The highlights from the MPC statement are as follows:
- Inflation measured 4.2% in April and has fallen markedly from its peak two years ago.
- According to the CBI’s newly published forecast, inflation will remain close to 4% through the year-end and then start to ease towards the target.
- The inflation outlook remains highly uncertain, however, not least because of the recent global economic turmoil.
- Growth in domestic demand has subsided in line with a tight monetary stance. Capacity pressures in the economy have therefore eased steadily, as can be seen in the cooling of the housing and labour markets.
- Even so, economic activity still appears resilient, as is reflected, for instance, in recently published payment card turnover data.
- In addition, wage costs have continued to rise briskly, and while inflation expectations have fallen, they remain above target.
The MPC’s forward guidance takes a distinctly admonitory tone – much changed since March. It reads as follows:
Although inflation has eased and inflation expectations have fallen in the recent term, inflationary pressures remain. The conditions that would enable an easing of the real interest rate have therefore not yet emerged. Further interest rate cuts will depend on whether inflation moves closer to the Bank’s 2½% target. (our emphasis)
As before, near-term monetary policy formulation will be determined by developments in economic activity, inflation, and inflation expectations.
For the sake of comparison, the March statement read as follows:
Although inflation has eased and inflation expectations have fallen in the recent term, inflationary pressures remain, which calls for a continued tight monetary stance and caution regarding decisions going forward. This is compounded by significant global economic uncertainty.
As before, near-term monetary policy formulation will be determined by developments in economic activity, inflation, and inflation expectations.
As this shows, the MPC is determined that all else being equal, it will only lower interest rates in coming quarters to the extent that inflation declines. It is uncommon that forward guidance expressed this strongly is accompanied by a rate cut.

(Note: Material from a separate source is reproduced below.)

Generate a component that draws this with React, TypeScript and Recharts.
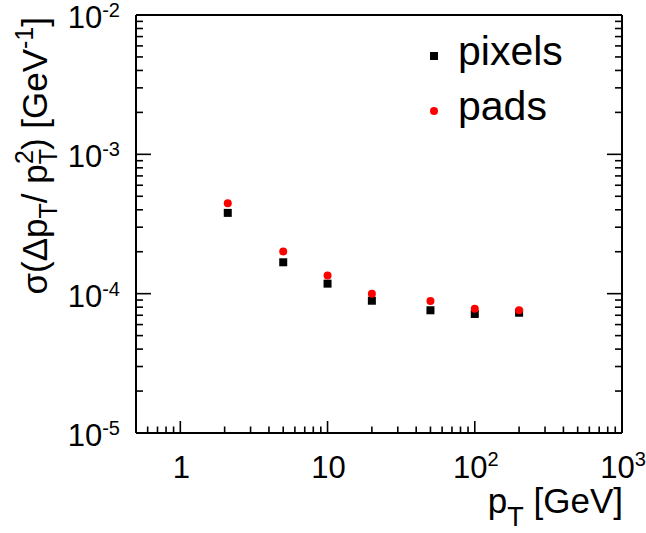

Weaker growth, higher inflation
The CBI’s new macroeconomic forecast, published concurrent with the interest rate decision, is somewhat more pessimistic about GDP growth and inflation than the previous forecast, released in early February. The CBI projects GDP growth at 1.0% in 2025, 2.5% in 2026, and 2.7% in 2027. It should be borne in mind, though, that year-2024 GDP growth turned out nearly a percentage point stronger in real terms than the CBI had projected in February, and that economic activity in 2025 is therefore about the same in the new forecast as in the previous one.